Tyler Perry is making a movie in my hometown

Tyler Perry is making a movie called in my hometown. It’s called We the Peeples.

We haven’t see this much excitement for some time.  Small packs of teen girls can be seen rocketing around town, hoping they might fall into frame and rise to stardom.

The book on Tyler Perry is that he discovered no one was making films for the rising African American middle class, so he started making them himself.  This proved the path to power and riches.  Mr. Perry is now a force in the film biz.

Not without criticism.  Spike Lee has accused him of trading in African American stereotypes.  I haven’t done a study of this issue, but I can’t help feeling that Mr. Lee might have offered us a more culturally nuanced reading on this one.  (And if there is a guy who is good at nuanced cultural readings, it’s Spike Lee.)
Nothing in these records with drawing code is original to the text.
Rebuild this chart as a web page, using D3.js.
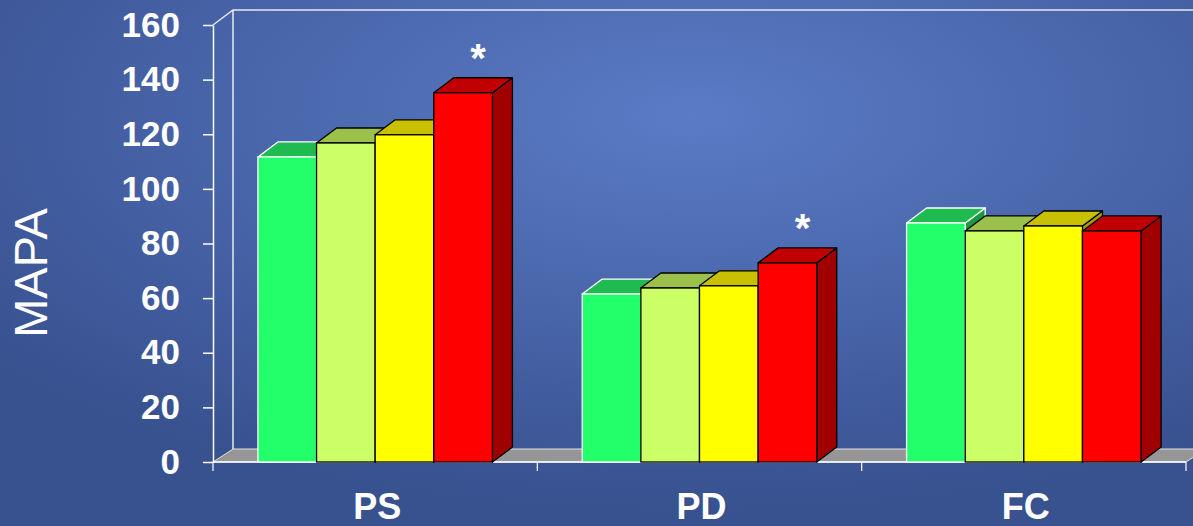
<!DOCTYPE html>
<meta charset="utf-8">
<html>
<head>
<style>
body { margin: 0; background: #3d5a9a; }
svg { display: block; }
text { font-family: "Liberation Sans", Arial, sans-serif; fill: #fff; }
.axis path, .axis line { stroke: #fff; stroke-width: 1.5; fill: none; }
.axis text { font-size: 35px; font-weight: bold; }
</style>
<script src="https://cdn.jsdelivr.net/npm/d3@7"></script>
</head>
<body>
<svg width="1193" height="526"></svg>
<script>
// data
var categories = ["PS", "PD", "FC"];
var seriesNames = ["s1", "s2", "s3", "s4"];
var series1 = [111.7, 61.5, 87.5];
var series2 = [116.8, 63.7, 84.6];
var series3 = [119.8, 64.5, 86.4];
var series4 = [135.2, 72.9, 84.6];
var yTicks = [0, 20, 40, 60, 80, 100, 120, 140, 160];
var starred = ["PS", "PD"];   // asterisk over last series

var allSeries = [series1, series2, series3, series4];
var front = ["#22ff6a", "#ccff66", "#ffff00", "#ff0000"],
    topC  = ["#1fbb50", "#9cc04c", "#c8c000", "#c00000"],
    sideC = ["#199a3f", "#83a83a", "#a3a000", "#a00000"],
    edge  = ["#ffffff", "#000", "#000", "#000"];

var svg = d3.select("svg"),
    W = +svg.attr("width"), H = +svg.attr("height");

var defs = svg.append("defs");
var grad = defs.append("radialGradient").attr("id", "bg")
    .attr("cx", "58%").attr("cy", "22%").attr("r", "75%");
grad.append("stop").attr("offset", "0%").attr("stop-color", "#5a7bc6");
grad.append("stop").attr("offset", "100%").attr("stop-color", "#38518f");
svg.append("rect").attr("width", W).attr("height", H).attr("fill", "url(#bg)");

var DX = 20, DY = -15, FDY = -13;

var x0 = d3.scaleBand().domain(categories).range([213, 1186]);
var x1 = d3.scaleBand().domain(seriesNames).range([0, x0.bandwidth()])
    .paddingOuter(0.766);
var y = d3.scaleLinear().domain([0, 160]).range([462, 25]);

// floor
var xl = x0.range()[0], xr = x0.range()[1];
svg.append("path")
    .attr("d", "M" + xl + "," + y(0) + "L" + xr + "," + y(0) + "L" + (xr + DX) + "," + (y(0) + FDY) +
      "L" + (xl + DX) + "," + (y(0) + FDY) + "Z")
    .attr("fill", "#969696").attr("stroke", "#e0e0e0").attr("stroke-width", 1);

// back wall lines
svg.append("path")
    .attr("d", "M" + xl + "," + y(160) + "L" + (xl + DX) + "," + (y(160) + DY) + "L" + W + "," + (y(160) + DY) +
      "M" + (xl + DX) + "," + (y(160) + DY) + "L" + (xl + DX) + "," + (y(0) + FDY))
    .attr("fill", "none").attr("stroke", "#e8e8f0").attr("stroke-width", 1.5);

// y axis
var yAxis = svg.append("g").attr("class", "axis")
    .attr("transform", "translate(" + xl + ",0)")
    .call(d3.axisLeft(y).tickValues(yTicks).tickSize(10).tickSizeOuter(0).tickPadding(23));

// baseline + category ticks
svg.append("line").attr("x1", xl).attr("x2", xr).attr("y1", y(0)).attr("y2", y(0))
    .attr("stroke", "#fff").attr("stroke-width", 1.5);
svg.selectAll(".ctick").data(categories.map(function(c) { return x0(c); }).concat([xr]))
  .enter().append("line")
    .attr("x1", function(d) { return d; }).attr("x2", function(d) { return d; })
    .attr("y1", y(0)).attr("y2", y(0) + 9)
    .attr("stroke", "#fff").attr("stroke-width", 1.2);

// bars
categories.forEach(function(cat, ci) {
  var g = svg.append("g");
  seriesNames.forEach(function(s, si) {
    var v = allSeries[si][ci];
    var bx = x0(cat) + x1(s), bw = x1.bandwidth(), ty = y(v), by = y(0);
    g.append("path")
      .attr("d", "M" + (bx + bw) + "," + by + "L" + (bx + bw + DX) + "," + (by + DY) +
        "L" + (bx + bw + DX) + "," + (ty + DY) + "L" + (bx + bw) + "," + ty + "Z")
      .attr("fill", sideC[si]).attr("stroke", edge[si]).attr("stroke-width", 1.3)
      .attr("stroke-linejoin", "round");
    g.append("path")
      .attr("d", "M" + bx + "," + ty + "L" + (bx + DX) + "," + (ty + DY) +
        "L" + (bx + bw + DX) + "," + (ty + DY) + "L" + (bx + bw) + "," + ty + "Z")
      .attr("fill", topC[si]).attr("stroke", edge[si]).attr("stroke-width", 1.3)
      .attr("stroke-linejoin", "round");
    g.append("rect")
      .attr("x", bx).attr("y", ty).attr("width", bw).attr("height", by - ty)
      .attr("fill", front[si]).attr("stroke", edge[si]).attr("stroke-width", 1.3);
  });
  if (starred.indexOf(cat) >= 0) {
    var last = seriesNames[seriesNames.length - 1];
    var sv = allSeries[allSeries.length - 1][ci];
    svg.append("text")
      .attr("x", x0(cat) + x1(last) + x1.bandwidth() / 2 + DX / 2 + 5)
      .attr("y", y(sv) + DY - 6)
      .attr("text-anchor", "middle")
      .style("font-size", "40px").style("font-weight", "bold")
      .text("*");
  }
});

// category labels
svg.selectAll(".clabel").data(categories).enter().append("text")
    .attr("x", function(d) { return x0(d) + x0.bandwidth() / 2 + 2; })
    .attr("y", 519)
    .attr("text-anchor", "middle")
    .style("font-size", "36px").style("font-weight", "bold")
    .text(function(d) { return d; });

// y title
svg.append("text")
    .attr("transform", "translate(47,273) rotate(-90)")
    .attr("text-anchor", "middle")
    .style("font-size", "47px")
    .text("MAPA");
</script>
</body>
</html>
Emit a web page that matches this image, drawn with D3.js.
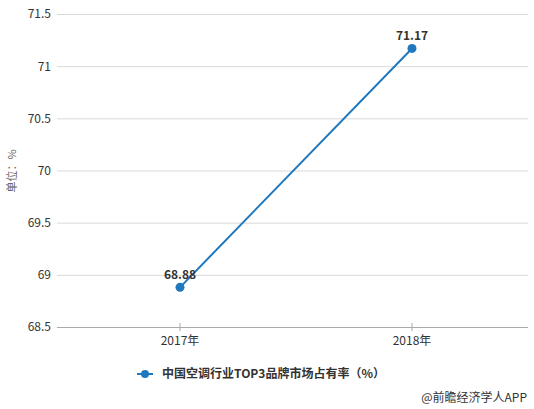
<!DOCTYPE html>
<html>
<head>
<meta charset="utf-8">
<script src="https://cdn.jsdelivr.net/npm/d3@7"></script>
<style>
  body { margin: 0; background: #fff; }
  text { font-family: "Microsoft YaHei", "Noto Sans CJK SC", sans-serif; }
</style>
</head>
<body>
<div id="chart"></div>
<script>
var years = ['2017年', '2018年'];
var shares = [68.88, 71.17];
var yTicks = [68.5, 69, 69.5, 70, 70.5, 71, 71.5];
var seriesName = '中国空调行业TOP3品牌市场占有率（%）';

var width = 534, height = 409;
var svg = d3.select('#chart')
  .append('svg')
  .attr('width', width)
  .attr('height', height);

var x = d3.scaleBand().domain(years).range([64, 528]);
var y = d3.scaleLinear().domain([68.5, 71.5]).range([327, 14]);

// grid + y labels
var axisY = d3.axisLeft(y).tickValues(yTicks).tickFormat(d3.format('')).tickSize(0).tickPadding(6);
var gy = svg.append('g')
  .attr('transform', 'translate(57,0)')
  .call(axisY);
gy.select('.domain').remove();
gy.selectAll('.tick line')
  .attr('x2', 471)
  .attr('stroke', '#d9d9d9');
gy.selectAll('.tick text')
  .attr('fill', '#333')
  .style('font-size', '12px');

// x axis
var axisX = d3.axisBottom(x).tickSize(5).tickPadding(4);
var gx = svg.append('g')
  .attr('transform', 'translate(0,327)')
  .call(axisX);
gx.select('.domain').attr('d', 'M57,0.5H528').attr('stroke', '#aaa');
gx.selectAll('.tick line').attr('stroke', '#aaa').attr('y1', -4).attr('y2', 4);
gx.selectAll('.tick text')
  .attr('fill', '#333')
  .style('font-size', '12px');

// y title
svg.append('text')
  .attr('transform', 'translate(16,171) rotate(-90)')
  .attr('text-anchor', 'middle')
  .attr('fill', '#666')
  .style('font-size', '11px')
  .text('单位：%');

var cx = function(d, i) { return x(years[i]) + x.bandwidth() / 2; };

var line = d3.line()
  .x(cx)
  .y(function(d) { return y(d); });

svg.append('path')
  .datum(shares)
  .attr('d', line)
  .attr('fill', 'none')
  .attr('stroke', '#1f78be')
  .attr('stroke-width', 2);

svg.selectAll('.dot')
  .data(shares)
  .enter()
  .append('circle')
  .attr('cx', cx)
  .attr('cy', function(d) { return y(d); })
  .attr('r', 4.5)
  .attr('fill', '#1f78be');

svg.selectAll('.lbl')
  .data(shares)
  .enter()
  .append('text')
  .attr('x', cx)
  .attr('y', function(d) { return y(d) - 8; })
  .attr('text-anchor', 'middle')
  .attr('fill', '#333')
  .style('font-size', '12px')
  .style('font-weight', 'bold')
  .text(function(d) { return d.toFixed(2); });

// legend
var lg = svg.append('g').attr('transform', 'translate(145,374)');
lg.append('line').attr('x1', -8).attr('x2', 8).attr('stroke', '#1f78be').attr('stroke-width', 2);
lg.append('circle').attr('r', 4).attr('fill', '#1f78be');
lg.append('text')
  .attr('x', 17)
  .attr('y', 4)
  .attr('fill', '#333')
  .style('font-size', '12px')
  .style('font-weight', 'bold')
  .text(seriesName);

svg.append('text')
  .attr('x', 527)
  .attr('y', 402)
  .attr('text-anchor', 'end')
  .attr('fill', '#333')
  .style('font-size', '12px')
  .text('@前瞻经济学人APP');
</script>
</body>
</html>
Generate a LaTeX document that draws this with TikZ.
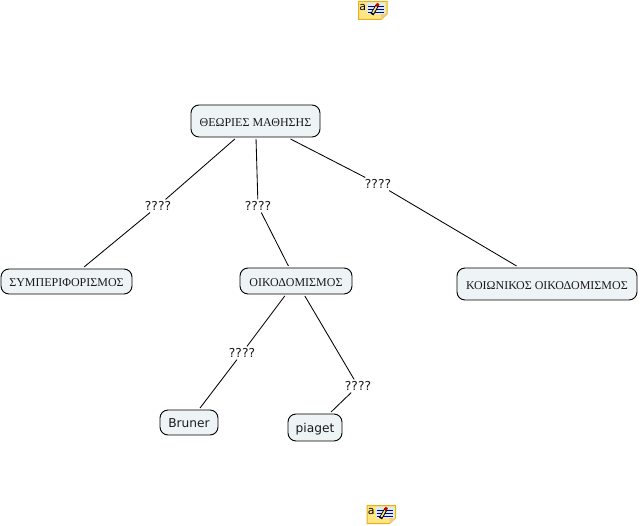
\documentclass[tikz,border=0pt]{standalone}
\usepackage{fontspec}
\setmainfont{Liberation Serif}
\newfontfamily\lblfont{DejaVu Sans}
\definecolor{conceptfill}{HTML}{EEF4F6}
\definecolor{noteyellow}{HTML}{FFE680}
\definecolor{noteedge}{HTML}{E8B020}
\definecolor{noteblue}{HTML}{D8ECFA}
\definecolor{linetxt}{HTML}{1A1A1A}
\tikzset{
  concept/.style={draw=black,line width=0.9pt,fill=conceptfill,rounded corners=8pt,inner sep=0pt,minimum height=26pt,text=linetxt,font=\fontsize{12}{14}\selectfont,outer sep=2pt,text height=11pt,text depth=0pt},
  person/.style={concept,font=\lblfont\fontsize{12.2}{14}\selectfont,text height=11.5pt,text depth=1.5pt},
  linker/.style={font=\lblfont\fontsize{12.3}{14}\selectfont,inner sep=1pt,outer sep=1pt,text=linetxt},
  conn/.style={line width=0.85pt,draw=black},
  pics/noteicon/.style={code={
    \fill[noteyellow,draw=noteedge,line width=1pt] (0.5,0.5) -- (29,0.5) -- (29,13) -- (23,18.5) -- (0.5,18.5) -- cycle;
    \fill[noteedge!60!white] (23,18.5) -- (23,13) -- (29,13) -- cycle;
    \fill[noteblue] (9,2) rectangle (27,13);
    \foreach \yy in {5,8,11}{\draw[blue!60!black,line width=0.5pt] (10,\yy) -- (26,\yy);}
    \draw[black,line width=3.4pt] (14,13.5) -- (19.5,4);
    \draw[noteyellow,line width=1.6pt] (14.8,12) -- (18.5,5.5);
    \draw[red!80!black,line width=2.8pt] (18.8,5) -- (20.3,2.5);
    \node[inner sep=0pt,font=\lblfont\fontsize{11}{12}\selectfont] at (4.8,6.2) {a};
  }}
}
\begin{document}
\begin{tikzpicture}[x=1pt,y=-1pt]
\useasboundingbox (0,0) rectangle (640,526);
\fill[white] (0,0) rectangle (640,526);
\node[concept,minimum width=129pt,minimum height=32pt] (theories) at (255.5,121) {ΘΕΩΡΙΕΣ ΜΑΘΗΣΗΣ};
\node[concept,minimum width=131pt,minimum height=25pt] (behav) at (66.5,281.5) {ΣΥΜΠΕΡΙΦΟΡΙΣΜΟΣ};
\node[concept,minimum width=112pt,minimum height=26pt] (constr) at (296,281) {ΟΙΚΟΔΟΜΙΣΜΟΣ};
\node[concept,minimum width=180pt,minimum height=32pt] (social) at (547,284) {ΚΟΙΩΝΙΚΟΣ ΟΙΚΟΔΟΜΙΣΜΟΣ};
\node[person,minimum width=58pt,minimum height=25pt] (bruner) at (189,422.5) {Bruner};
\node[person,minimum width=54pt,minimum height=27pt] (piaget) at (315,427.5) {piaget};
\node[linker] (l1) at (158,206) {????};
\node[linker] (l2) at (258,206) {????};
\node[linker] (l3) at (378,184) {????};
\node[linker] (l4) at (242,353) {????};
\node[linker] (l5) at (358,386) {????};
\draw[conn] (theories) -- (l1);
\draw[conn] (l1) -- (behav);
\draw[conn] (theories) -- (l2);
\draw[conn] (l2) -- (constr);
\draw[conn] (theories) -- (l3);
\draw[conn] (l3) -- (social);
\draw[conn] (constr) -- (l4);
\draw[conn] (l4) -- (bruner);
\draw[conn] (constr) -- (l5);
\draw[conn] (l5) -- (piaget);
\pic at (358,1) {noteicon};
\pic at (366.5,505) {noteicon};
\end{tikzpicture}
\end{document}
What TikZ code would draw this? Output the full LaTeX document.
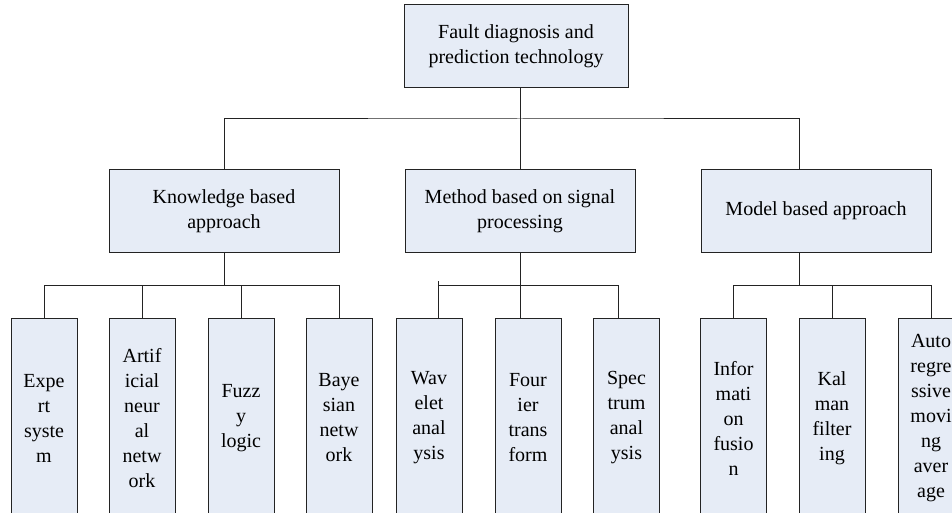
\documentclass[tikz,border=0pt]{standalone}
\usepackage{fontspec}
\setmainfont{Liberation Serif}
\usepackage{xcolor}
\usepackage{tikz}

\definecolor{boxfill}{RGB}{230,236,246}
\definecolor{edge}{RGB}{35,35,35}

\begin{document}
\begin{tikzpicture}[x=0.75pt, y=-0.75pt,
  box/.style={draw=edge, fill=boxfill, line width=0.75pt, align=center,
    inner sep=0pt, font=\fontsize{15}{18.75}\selectfont},
  rootbox/.style={box, minimum width=168pt, minimum height=62.25pt},
  groupbox/.style={box, minimum width=172.5pt, minimum height=61.5pt},
  leafbox/.style={box, minimum width=49.5pt, minimum height=150pt},
  link/.style={draw=edge, line width=0.75pt}
]
\useasboundingbox (0,0) rectangle (952,513);

% top and second level
\node[rootbox] (root) at (516,46.5) {Fault diagnosis and\\prediction technology};
\node[groupbox] (know) at (224,211) {Knowledge based\\approach};
\node[groupbox] (meth) at (520,211) {Method based on signal\\processing};
\node[groupbox] (model) at (816,211) {Model based approach};

% leaves
\node[leafbox] (expert) at (44,418) {Expe\\rt\\syste\\m};
\node[leafbox] (ann) at (142,418) {Artif\\icial\\neur\\al\\netw\\ork};
\node[leafbox] (fuzzy) at (241,418) {Fuzz\\y\\logic};
\node[leafbox] (bayes) at (339,418) {Baye\\sian\\netw\\ork};
\node[leafbox] (wav) at (429,418) {Wav\\elet\\anal\\ysis};
\node[leafbox] (four) at (528,418) {Four\\ier\\trans\\form};
\node[leafbox] (spec) at (626.5,418) {Spec\\trum\\anal\\ysis};
\node[leafbox] (info) at (733.5,418) {Infor\\mati\\on\\fusio\\n};
\node[leafbox] (kal) at (832,418) {Kal\\man\\filter\\ing};
\node[leafbox] (arma) at (931,418) {Auto\\regre\\ssive\\movi\\ng\\aver\\age};

\coordinate (bus) at (520,119);
\coordinate (row) at (0,285);

% first level links
\draw[link] (root.south -| bus) -- (meth.north);
\draw[link] (know.north) |- (bus) -| ([xshift=-12.75pt]model.north);

% knowledge branch
\draw[link] (expert.north) |- (bayes.north |- row) -- (bayes.north);
\foreach \n in {ann.north, fuzzy.north, know.south}
  \draw[link] (\n) -- (\n |- row);

% signal branch
\draw[link] ([xshift=6.75pt]wav.north) -- ++(0,-37);
\draw[link] ([xshift=6.75pt]wav.north |- row) -| ([xshift=-6.375pt]spec.north);
\draw[link] (meth.south) -- ([xshift=-6pt]four.north);

% model branch
\draw[link] (info.north) |- (arma.north |- row) -- (arma.north);
\draw[link] (kal.north) -- (kal.north |- row);
\draw[link] ([xshift=-12.75pt]model.south) -- ([xshift=-12.75pt]model.south |- row);
\end{tikzpicture}
\end{document}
Every community that undergoes rapid transformation begins to treat the old regime, once so hated and so hateful, into something fond and bath-like.  I can’t say what We the Peeples is about but my guess is that it has a certain nostalgic quality.  It may play out stereotypes but it does now that, and because, this stereotypes have lost their force.  (As someone once said, nostalgia is history with the pain removed.)  So it’s okay to turn them into nostalgia. Okay?  It’s necessary.  It is a way to secure the world now that so many changes are taking places.

I haven’t done a study here but I got a glimpse of this when sitting in a bar at the Marriott (I think it was) in Kansas City.  There was a convention in progress.  African American women had assembled explicitly to address this question: how to you raise kids in a middle class suburbs.  As every winner of the American lottery learns, prosperity is not without its challenges.  I got the 411 from a husband, who was nursing a drink in the bar as his wife and many wives set to solving the problem.

Welcome, Mr. Perry.  We are grateful for your filmmaking.

3 thoughts on “Tyler Perry is making a movie in my hometown

  1. Mark Boles

    What’s wonderful about this post is that it speaks so highly of the cross-culturalization of America. Not to be presumptuous but I would guess that most of “packs of teens” are white. And here they are trying to fall into a film geared for black folk. One of the things that I think African Americans have the hardest time accepting is that they’ve gone “mainstream”. It reminds me of a quote from Cedric the Entertainer in the film “Be Cool” where an absent minded Russian gangster refers to him by the N-word. Sin LaSalle as his character is known has the following retort: “I mean, how is it that you can disrespect a mans ethnicity when you know we’ve influenced nearly every facet of white America… from our music to our style of dress. Not to mention your basic imitation of our sense of cool; walk, talk, dress, mannerisms… we enrich your very existence, all the while contributing to the gross national product through our achievements in corporate America. It’s these conceits that comfort me when I am faced with the ignorant, cowardly, bitter and bigoted, who *have* no talent, no guts? people like you who desecrate things they don’t understand when the truth is – you should say thank-you, man? and go on about your way.”

  2. Greg G

    I agree with Spike Lee that Tyler Perry’s films show stereotypes of African Americans. Most people would find these stereotypes to be negative and that is why Spike Lee expressed his mind on the distastefulness Perry’s films. In my opinion judging from the few works I have seen from both directors that Perry uses these stereotypes in comedy routines for the most part. However I believe that Spike uses similar negative stereotypes in more dramatic movies. While Perry’s movies stereotypes such as ignorance and other traits, Lee’s movies use demoralizing language and depictions about African Americans. The N word is thrown around in Lees movies practically in every scene. I understand Lee’s problem with Perry’s approach on film making but I think he himself implores the same sort of strategy in order to make a known point of African American culture, hey just do it in different ways.

  3. GeneE

    I don’t know if just because Tyler Perry coming to town and making a movie has an affect on teenage girls or that any stereotyping is going on. If someone is coming to town to make a movie then this will obviously make everyone go nuts. Of course it will effect the town and obviously there will be girls trying to get into the movie because teenage girls love movies and I am sure that most of them dream of being in a movie.